++++ Material provided ++++

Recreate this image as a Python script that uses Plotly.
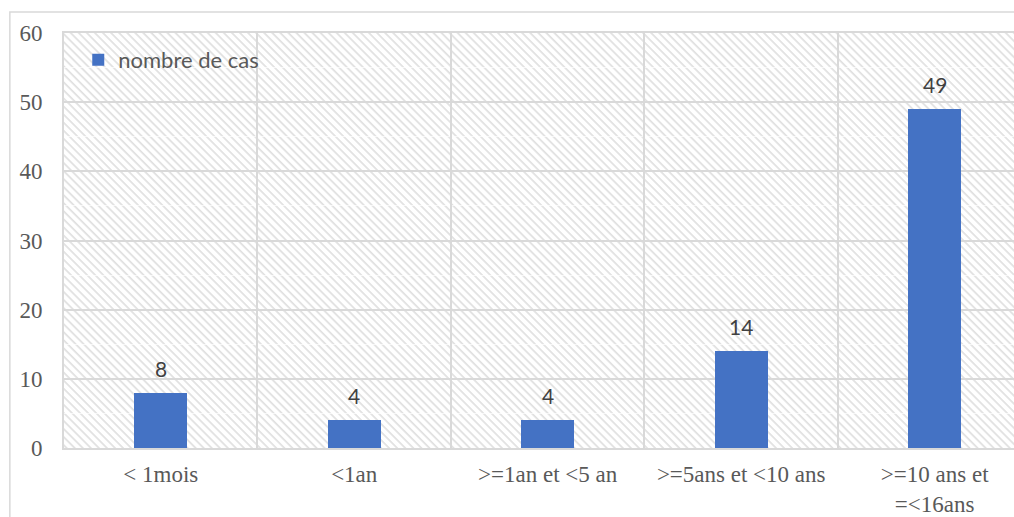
import plotly.graph_objects as go

categories = ["< 1mois", "<1an", ">=1an et <5 an", ">=5ans et <10 ans", ">=10 ans et<br>=<16ans"]
cases = [8, 4, 4, 14, 49]
series_name = "nombre de cas"
y_ticks = [0, 10, 20, 30, 40, 50, 60]

BAR = "#4472C4"
GRID = "#D9D9D9"
AXIS_TEXT = "#595959"
LABEL_TEXT = "#404040"

# diagonal hatching for the plot background
hatch_svg = (
    "<svg xmlns='http://www.w3.org/2000/svg' width='950' height='415'>"
    "<defs><pattern id='h' width='5.7' height='5.7' patternUnits='userSpaceOnUse' "
    "patternTransform='rotate(45)'>"
    "<rect x='0' y='0' width='5.7' height='1.7' fill='%23E0E0E0'/></pattern></defs>"
    "<rect width='100%' height='100%' fill='white'/>"
    "<rect width='100%' height='100%' fill='url(%23h)'/></svg>"
)

fig = go.Figure()
fig.add_trace(go.Bar(
    x=categories, y=cases, name=series_name,
    marker=dict(color=BAR, line=dict(width=0)),
    width=0.272, showlegend=True, hoverinfo="x+y",
))

for c, v in zip(categories, cases):
    fig.add_annotation(
        x=c, y=v, text=str(v), showarrow=False,
        yanchor="bottom", yshift=10,
        font=dict(family="Lato", size=21, color=LABEL_TEXT),
    )

fig.add_layout_image(dict(
    source="data:image/svg+xml;utf8," + hatch_svg,
    xref="paper", yref="paper", x=0, y=1, sizex=1, sizey=1,
    xanchor="left", yanchor="top", sizing="stretch", layer="below",
))

# outer chart frame
fig.add_shape(type="rect", xref="paper", yref="paper",
              x0=-0.057, x1=1.2, y0=-0.4, y1=1.0506,
              line=dict(color=GRID, width=1.5), fillcolor="rgba(0,0,0,0)", layer="below")

fig.update_layout(
    width=1014, height=517,
    margin=dict(l=64, r=0, t=33, b=69, autoexpand=False),
    paper_bgcolor="white",
    plot_bgcolor="rgba(0,0,0,0)",
    bargap=0,
    showlegend=True,
    legend=dict(
        x=0.015, y=0.935, xanchor="left", yanchor="middle",
        bgcolor="rgba(0,0,0,0)", borderwidth=0,
        font=dict(family="Lato", size=22, color=AXIS_TEXT),
        itemwidth=30,
    ),
    xaxis=dict(
        type="category", range=[-0.5, 4.41], automargin=False,
        tickson="boundaries", showgrid=True, gridcolor=GRID, gridwidth=2,
        showline=True, linecolor=GRID, linewidth=2, mirror=True,
        ticks="", ticklabelstandoff=4,
        tickfont=dict(family="Liberation Serif", size=23, color=AXIS_TEXT),
        zeroline=False, fixedrange=True,
    ),
    yaxis=dict(
        range=[0, 60], tickvals=y_ticks, automargin=False,
        showgrid=True, gridcolor=GRID, gridwidth=2,
        minor=dict(dtick=5, showgrid=True, gridcolor="rgba(255,255,255,0.7)", gridwidth=1),
        showline=True, linecolor=GRID, linewidth=2, mirror=True,
        ticks="outside", ticklen=15, tickcolor="rgba(0,0,0,0)",
        tickfont=dict(family="Liberation Serif", size=23, color=AXIS_TEXT),
        zeroline=False, fixedrange=True,
    ),
)

fig.write_html("out.html")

++++

Your objective:
Reproduce the material word for word, minus the images.

Task answer:
Recreate this image as a Python script that uses Plotly.
import plotly.graph_objects as go

categories = ["< 1mois", "<1an", ">=1an et <5 an", ">=5ans et <10 ans", ">=10 ans et<br>=<16ans"]
cases = [8, 4, 4, 14, 49]
series_name = "nombre de cas"
y_ticks = [0, 10, 20, 30, 40, 50, 60]

BAR = "#4472C4"
GRID = "#D9D9D9"
AXIS_TEXT = "#595959"
LABEL_TEXT = "#404040"

# diagonal hatching for the plot background
hatch_svg = (
    "<svg xmlns='http://www.w3.org/2000/svg' width='950' height='415'>"
    "<defs><pattern id='h' width='5.7' height='5.7' patternUnits='userSpaceOnUse' "
    "patternTransform='rotate(45)'>"
    "<rect x='0' y='0' width='5.7' height='1.7' fill='%23E0E0E0'/></pattern></defs>"
    "<rect width='100%' height='100%' fill='white'/>"
    "<rect width='100%' height='100%' fill='url(%23h)'/></svg>"
)

fig = go.Figure()
fig.add_trace(go.Bar(
    x=categories, y=cases, name=series_name,
    marker=dict(color=BAR, line=dict(width=0)),
    width=0.272, showlegend=True, hoverinfo="x+y",
))

for c, v in zip(categories, cases):
    fig.add_annotation(
        x=c, y=v, text=str(v), showarrow=False,
        yanchor="bottom", yshift=10,
        font=dict(family="Lato", size=21, color=LABEL_TEXT),
    )

fig.add_layout_image(dict(
    source="data:image/svg+xml;utf8," + hatch_svg,
    xref="paper", yref="paper", x=0, y=1, sizex=1, sizey=1,
    xanchor="left", yanchor="top", sizing="stretch", layer="below",
))

# outer chart frame
fig.add_shape(type="rect", xref="paper", yref="paper",
              x0=-0.057, x1=1.2, y0=-0.4, y1=1.0506,
              line=dict(color=GRID, width=1.5), fillcolor="rgba(0,0,0,0)", layer="below")

fig.update_layout(
    width=1014, height=517,
    margin=dict(l=64, r=0, t=33, b=69, autoexpand=False),
    paper_bgcolor="white",
    plot_bgcolor="rgba(0,0,0,0)",
    bargap=0,
    showlegend=True,
    legend=dict(
        x=0.015, y=0.935, xanchor="left", yanchor="middle",
        bgcolor="rgba(0,0,0,0)", borderwidth=0,
        font=dict(family="Lato", size=22, color=AXIS_TEXT),
        itemwidth=30,
    ),
    xaxis=dict(
        type="category", range=[-0.5, 4.41], automargin=False,
        tickson="boundaries", showgrid=True, gridcolor=GRID, gridwidth=2,
        showline=True, linecolor=GRID, linewidth=2, mirror=True,
        ticks="", ticklabelstandoff=4,
        tickfont=dict(family="Liberation Serif", size=23, color=AXIS_TEXT),
        zeroline=False, fixedrange=True,
    ),
    yaxis=dict(
        range=[0, 60], tickvals=y_ticks, automargin=False,
        showgrid=True, gridcolor=GRID, gridwidth=2,
        minor=dict(dtick=5, showgrid=True, gridcolor="rgba(255,255,255,0.7)", gridwidth=1),
        showline=True, linecolor=GRID, linewidth=2, mirror=True,
        ticks="outside", ticklen=15, tickcolor="rgba(0,0,0,0)",
        tickfont=dict(family="Liberation Serif", size=23, color=AXIS_TEXT),
        zeroline=False, fixedrange=True,
    ),
)

fig.write_html("out.html")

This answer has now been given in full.